7 thoughts on “Interim – Aggro spring animals

  • Em,
    I can’t believe you calmly stood next to such a venomous snake for five minutes. Javier and I both said we’d be running back to the car shrieking like girls.

    You have always lived your life with such urgency. I love that you are not letting a big injury sideline you. Many people would use their health as a reason they can’t do something but you just go ahead anyway. You always amaze me but as I’ve said many times before, you give your guardian angel a work out!

    Hope you are healing well.

    Love Mike

    • Thanks Mike! If you ran for the car every time you saw a brown snake here, you’d be in the car alot! They are really common, and I see them, or red-bellied black snakes, on quite a few of my rides and hikes. You just always have to look where you are putting your feet here in the warmer months.

      I am healing. It is just frustratingly slow. Physio is still happy with my progress but some stuff is still pretty painful.

      Hope you are enjoying cooler weather and the nice days of autumn.

  • It looked like some fine hiking–except for the mud, the fall, and the encounter with a pair of the second deadliest snake on earth. Good writing.

  • My friend, Ted, who lived at Wantabadgery for many years, used to do maintenance on the Hume and Hovell. He was an extra body when someone was on leave or off sick. Work seems to have comprised mainly of removal of non-native plants and some track repair after flooding. And yes, it was keep an eye out for brown snakes.

    Well done with the grant application – you landed a big one. I hope you get a chunk of time for walking and shoulder healing before you’re back into it.
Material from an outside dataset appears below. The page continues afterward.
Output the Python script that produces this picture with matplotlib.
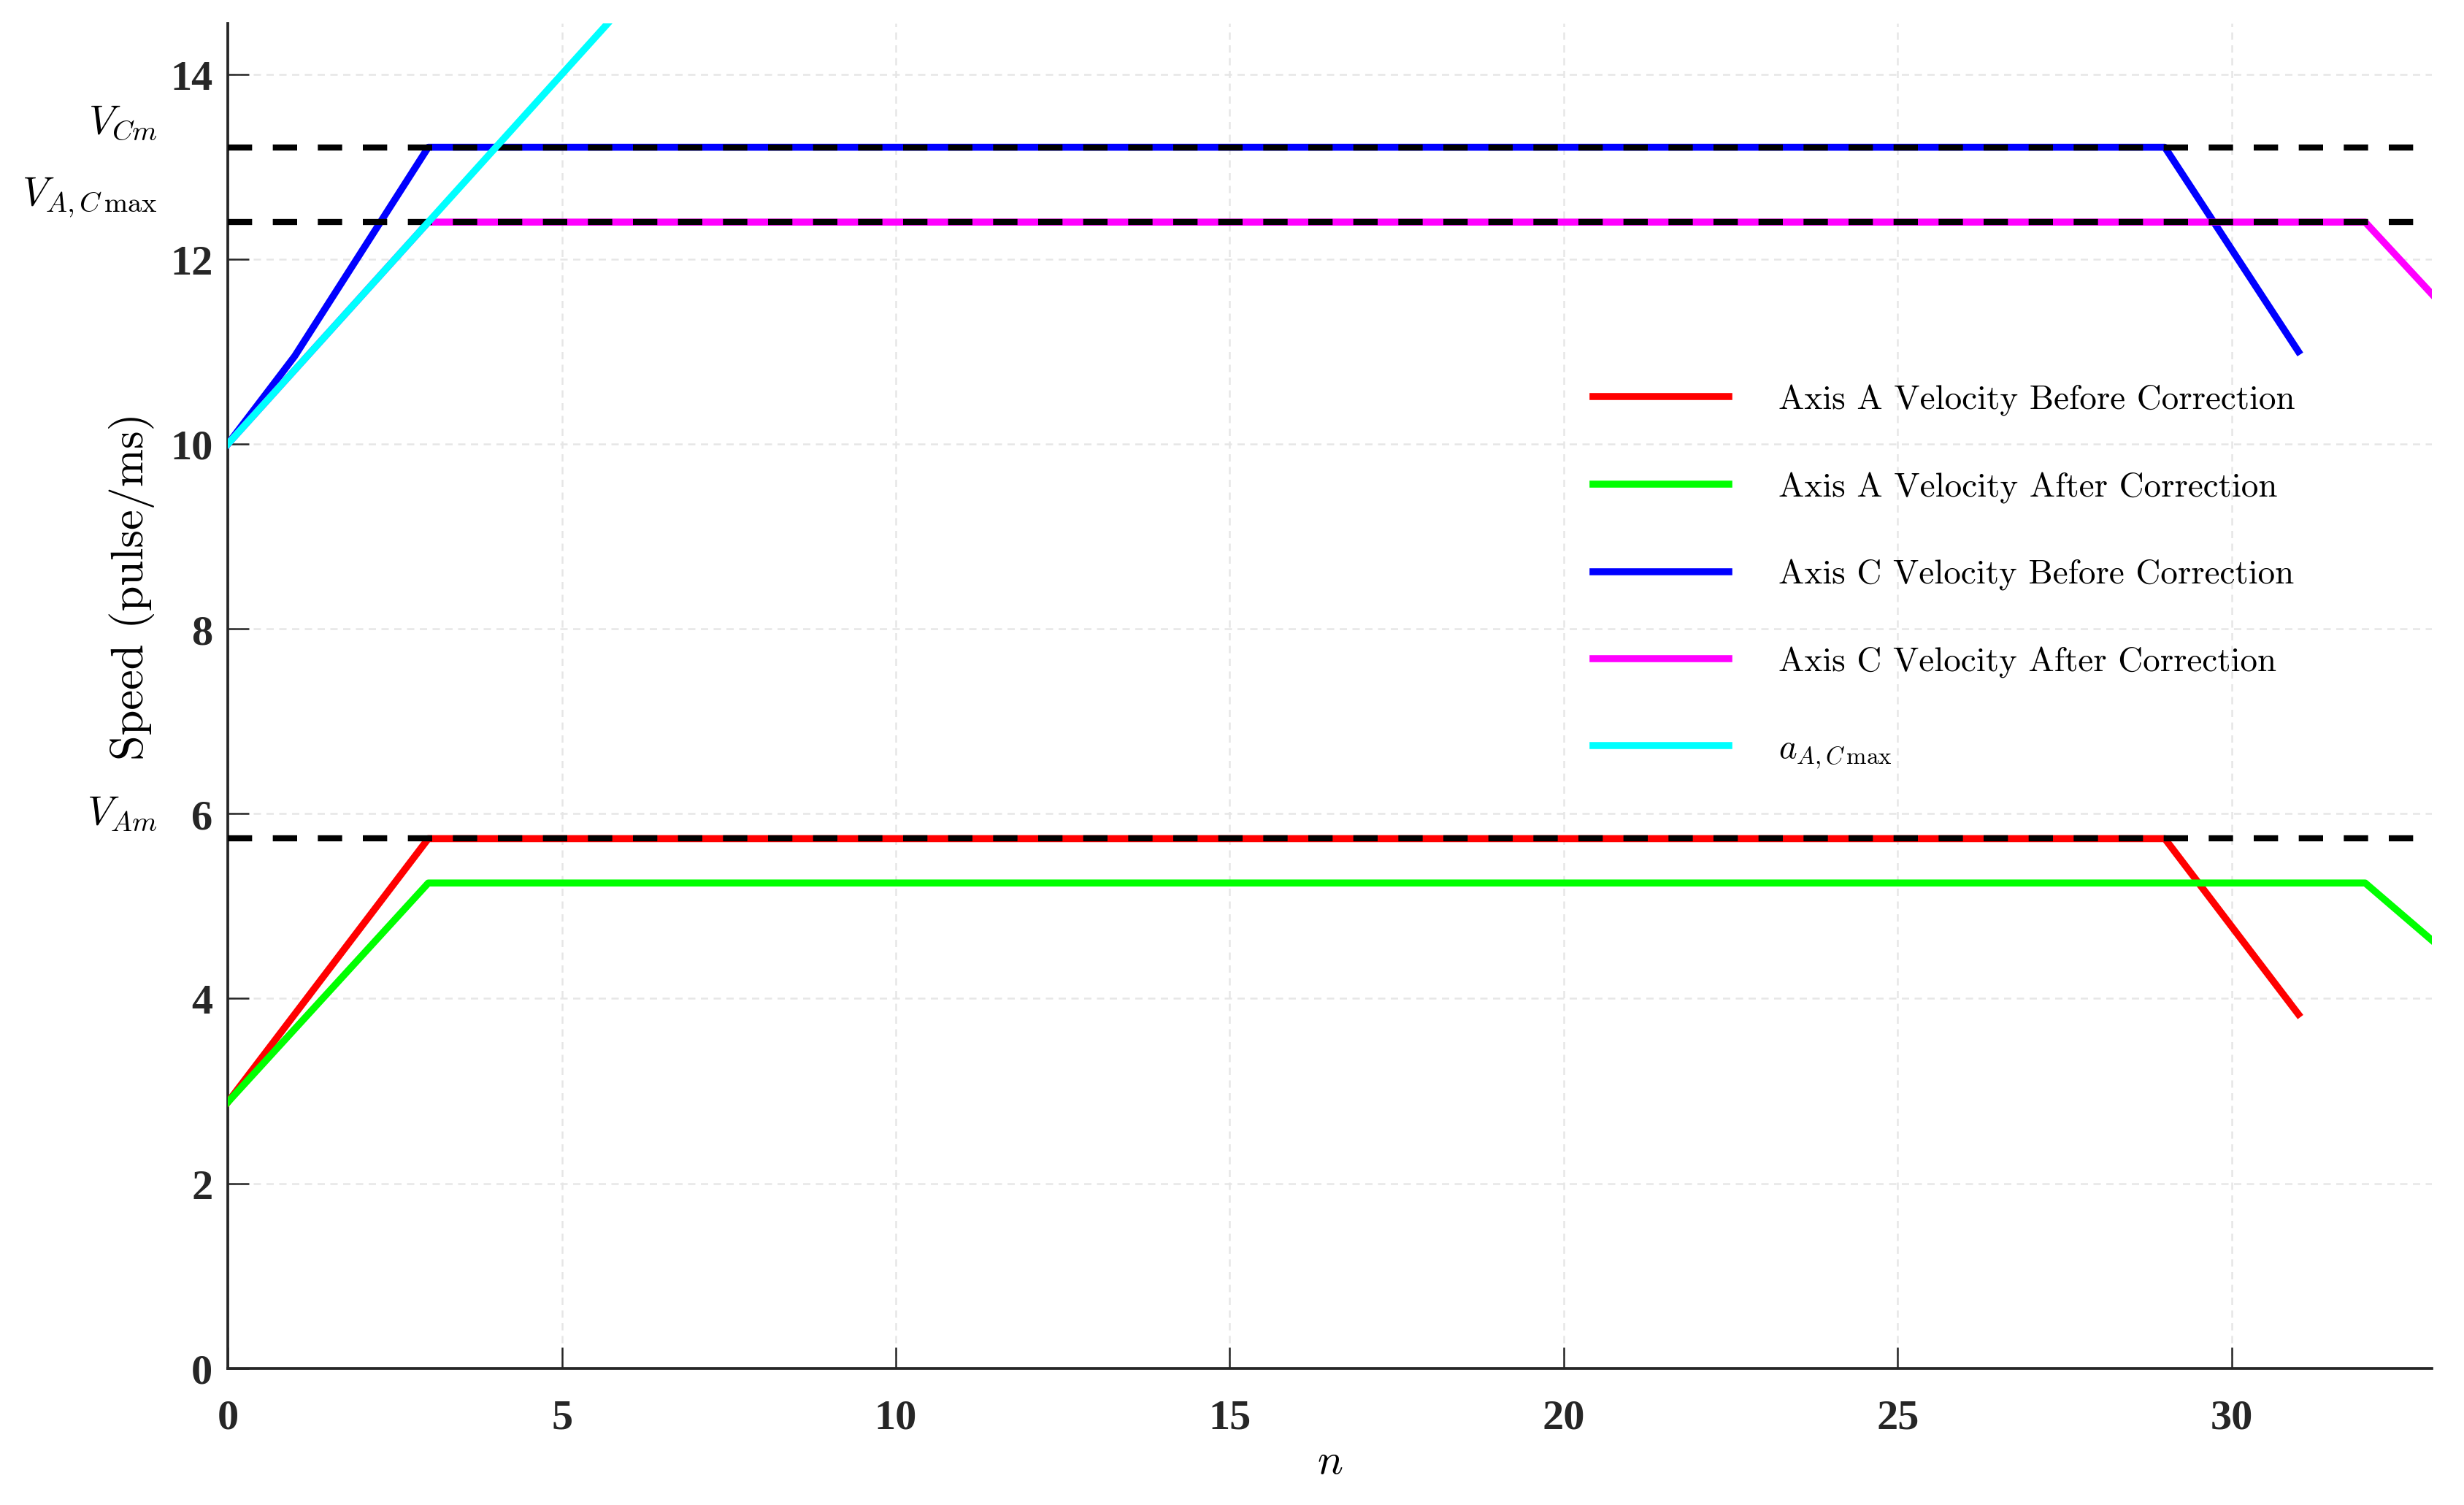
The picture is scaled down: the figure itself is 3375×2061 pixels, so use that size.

    • Thanks, Tony. I think the track would have been good to do in the first 5-10 years when the infrastructure was new. All the sections I’ve walked in the past 20 years have been overgrown and hard to follow… or boring bits along 4WD tracks. I am glad I did a lot of the stuff between Tumut and Talbingo when we lived in Tumut, as I imagine it would be pretty hot and stark this soon after the fires. There’s a nice video on youtube of some guys from Tumut affiliated with Tom’s Outdoors that bikepacked along it (substituting nearby roads where they couldn’t ride – i.e. private property). I think that might be more the go. Walk the singletrack bits as a series of 1-3 day hikes and then go back and bikepack all the roads and 4WD tracks. And then just ride from Lankeys Creek to Albury substituting River Road/Wymah Rd for the bit that goes through open paddocks on private property down to Lake Hume.

      I hope spring is making a bit more of an appearance down your way. It’s been starting to heat up a bit here in the past couple weeks – so the rain predicted tomorrow will be a nice change. Looking to do some walking out of the Ovens Valley area early next week.

  • Hi Em, What scary moments! Encountering two venomous snakes at the same time! With no good escape route. Thanks for the descriptive words and pictures, we did see the “face”. We hope your next leg is more enjoyable Looks like the guys had a good time touring the beach, despite a bit of stark terror. Love, Dad

    • I wonder how often the guys get afraid. When I’m hiking they never see the danger coming, since they face backwards. A couple times on the bike when we’ve come too close to a rock wall for comfort, I’m sure the fear factor was much higher, since they would impact first being so far up front!